Buts that’s a story for another time.
My scenarios slowly died down to the occasional ‘what ifs’ with less gore and tears. They became more like an outlet for the things I couldn’t say or decided it was probably best that I didn’t. For a while this went on and I occasionally thought of killing myself but at this point a few tears were shed and I was back to falling on the floor laughing at something my mum said.
That was until last year summer. My scenarios took a turn for the worse. Gone were the days where I was thrust into a dramatic spotlight that was a martyr. In its place was something more…. Sinister.
It was like it was in the beginning. They went as quickly as they came, but now they stretched on for as long as I would like them to. They were longer of angry confrontations with my mother or me wanting people to pay attention to me. They were solely about me dying. To be precise, me killing myself.
I was either calmly sinking in a nth in full of water or I was jumping off a building or slitting my throat. They all came whenever I was in a place of actually doing these things - eg a kitchen, rooftop or bathroom. They stretch on for different amounts of time and they all have one thing in common: At the end of them, when it came to the point where I take my last breath a feeling of peace washes over me. All the worries I have disappear and I feeling nothing but comfort. I always snap out of them but there are times when I regret doing so.
It’s like my mind is trying to remind me that I’m not truly happy. That there will always be demons in my head ready to remind me that I will always be theirs. I’ve tried prayer. I’ve tried talking about it, but my siblings don’t want to these about it. My mother doesn’t believe I have the right to have a mental illness as I don’t pay bills or have to worry about 'grown up’ things ( I come from a extremely religious African home)
And now?
Well the scenarios have stopped for a while but I’m just tired. Tired of being happy. Tired of caring too much. Tired of school. Tired of being angry one minutes and numb the next. Tired of the wave of emotions that I’ve been drowning in my entire life. I’m tired of being alive.
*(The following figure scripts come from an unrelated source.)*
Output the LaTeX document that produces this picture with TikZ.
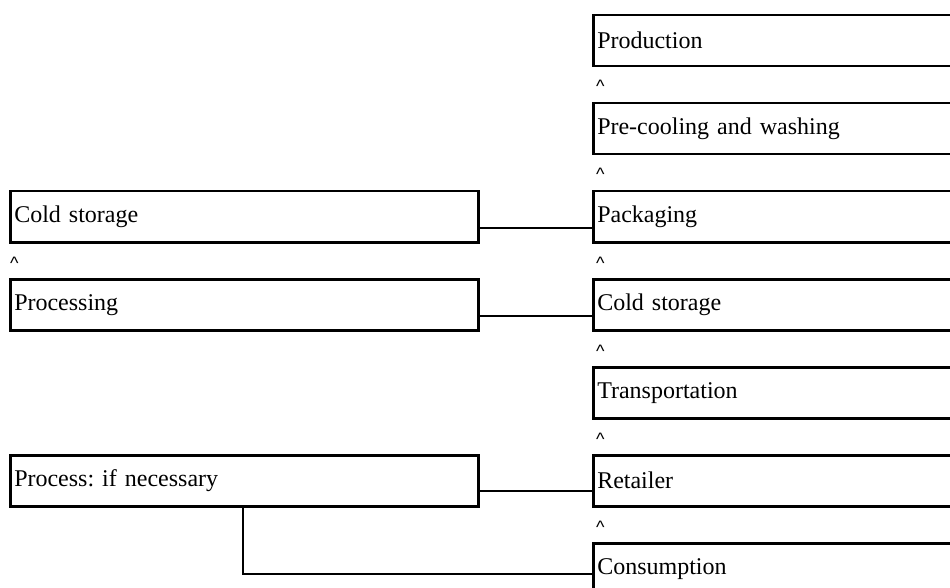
\documentclass[tikz,border=0pt]{standalone}
\usepackage{fontspec}
\setmainfont{Liberation Serif}
\newfontfamily\caretfont{Liberation Sans}
\usetikzlibrary{calc}
\begin{document}
\frenchspacing
\begin{tikzpicture}[x=1pt,y=-1pt,
  stagebox/.style={draw, line width=2.5pt, anchor=north west, minimum height=51pt,
    inner xsep=4pt, inner ysep=0pt, align=left, font=\fontsize{24}{28}\selectfont},
  rightbox/.style={stagebox, text width=360pt, minimum width=368pt},
  leftbox/.style={stagebox, text width=460pt, minimum width=468pt},
  caret/.style={anchor=base west, inner sep=0pt, font=\caretfont\fontsize{18}{21}\selectfont},
  link/.style={line width=1.8pt},
  linkthick/.style={line width=2.8pt}]
  \fill[white] (0,0) rectangle (950,588);
  \useasboundingbox (0,0) rectangle (950,588);
  \clip (0,0) rectangle (950,588);

  % main chain, right column
  \node[rightbox] (prod) at (592,14)  {Production};
  \node[rightbox] (cool) at (592,102) {Pre-cooling and washing};
  \node[rightbox] (pack) at (592,190) {Packaging};
  \node[rightbox] (cold) at (592,278) {Cold storage};
  \node[rightbox] (tran) at (592,366) {Transportation};
  \node[rightbox] (reta) at (592,454) {Retailer};
  \node[rightbox] (cons) at (592,542) {Consumption};

  % side branch, left column
  \node[leftbox] (lcold) at (9,190) {Cold storage};
  \node[leftbox] (lproc) at (9,278) {Processing};
  \node[leftbox] (lpine) at (9,454) {Process: if necessary};

  % carets between stages
  \node[caret] (c1) at (596,93)  {\textasciicircum};
  \node[caret] (c2) at (596,181) {\textasciicircum};
  \node[caret] (c3) at (596,269) {\textasciicircum};
  \node[caret] (c4) at (596,357) {\textasciicircum};
  \node[caret] (c5) at (596,445) {\textasciicircum};
  \node[caret] (c6) at (596,533) {\textasciicircum};
  \node[caret] (c7) at (10,269)  {\textasciicircum};

  % connectors between the columns
  \draw[link] ($(lcold.north east)+(0,38)$) -- ($(pack.north west)+(0,38)$);
  \draw[link] ($(lproc.north east)+(0,38)$) -- ($(cold.north west)+(0,38)$);
  \draw[linkthick] ($(lpine.north east)+(0,37)$) -- ($(reta.north west)+(0,37)$);
  \draw[linkthick] ($(lpine.south west)+(234,0)$) |- ($(cons.north west)+(0,32)$);
\end{tikzpicture}
\end{document}
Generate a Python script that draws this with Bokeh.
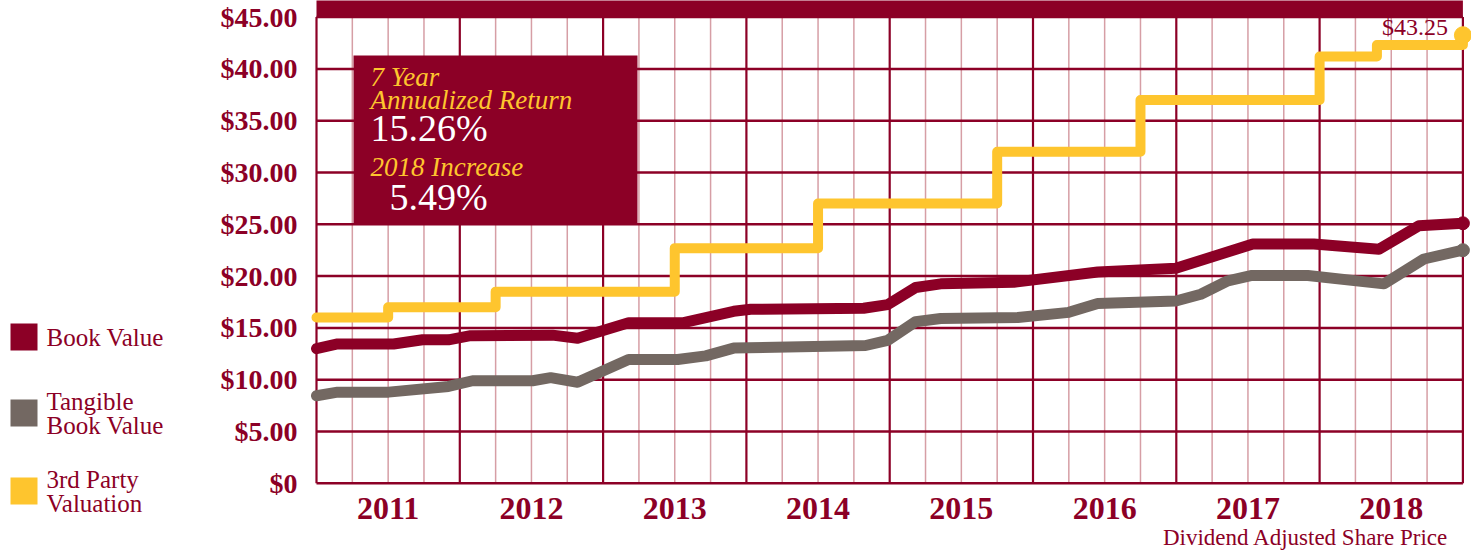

I sometimes find myself thinking of painless ways to die, for I know the pain will remind me that I want to live and that I lack the courage to go through with it.
In all honesty the only keeping me alive is Victor, my daddy. I love him with my soul and he is my sole anchor to this world. Without him I would happily leave this world that to even face he hell that would await me.

Keep in mind I’m turning 17 this year. This has been going on for more than half of my life and for the majority of it I was too young to understand what was happening to me. The point of this extremely long message ( though I left out quite a bit) is to appeal to my followers and anyone who may see this.
I have been told that I have no reason to cry. To be upset. To be angry. To be numb and worst of all to be depressed. I’m not sure what is happening to me can be labelled as a 'mental illness’ but I know that something is wrong with me For my fellow brothers and sisters who have been told by people who should care about them that they’re just 'overreacting’ or 'it’s just a phase’ or 'you have nothing to be worried about! You’re a child!’ Don’t give up hope. Get help if you need it. Scream if you want to. But don’t close yourself off to the world because if you do it’s the hardest thing to open back up.
And a word of advice to everyone, if your child trusts you enough to come to about a problem, don’t trivialise it. Don’t make them feel like their bothering you. Don’t make them feel stupid or like they don’t know what they’re talking about. Because if you, you may as well be letting that 'little problem’ fester in their minds and ruin their soul.